Teen Wolf Relationship Network

Practice in Network Visualization

Lissie Bates-Haus, Ph.D. https://github.com/lbateshaus (U Mass Amherst DACSS MS Student)https://www.umass.edu/sbs/data-analytics-and-computational-social-science-program/ms
2022-04-10

Teen Wolf is a “supernatural teen drama” tv series that was aired on MTV from 2011-2017 (6 seasons total), and as such, is rife with relationship drama. See more on Wikipedia. I thought it would be a fun example to practice my network visualization skills.
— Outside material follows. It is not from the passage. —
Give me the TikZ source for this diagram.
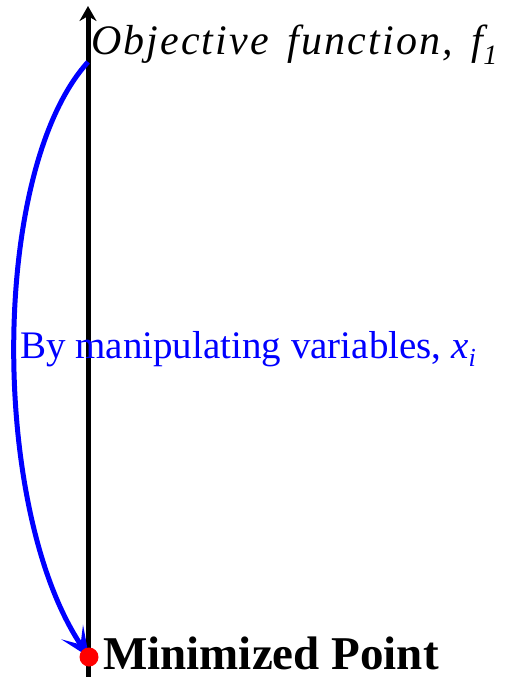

Based on the information provided here, I hand-coded an adjacency matrix in Excel (and learned fun skills such as transposing a column and autofilling in a data selection), which I saved as a csv to import to R. I would like to expand this to include non-romantic relationships, but this is the pilot project (and I’m not sure how you’d code different types of relationships - as a weight, maybe?).

[1] "spec_tbl_df" "tbl_df"      "tbl"         "data.frame" 
[1] 32 32

Some network descriptives:

 Network attributes:
  vertices = 32 
  directed = FALSE 
  hyper = FALSE 
  loops = FALSE 
  multiple = FALSE 
  bipartite = FALSE 
  total edges= 24 
    missing edges= 0 
    non-missing edges= 24 

 Vertex attribute names: 
    vertex.names 

No edge attributes
[1] FALSE
[1] FALSE
[1] FALSE

Some network structure:

[1] 8
[1] 12  2  5  4  2  2  3  2

That’s not a particularly pretty plot, so let’s try and make it prettier.

Marginally less ugly - let’s figure out those labels!

Unsurprisingly, this makes sense, in terms of this network being comprised of several independent components.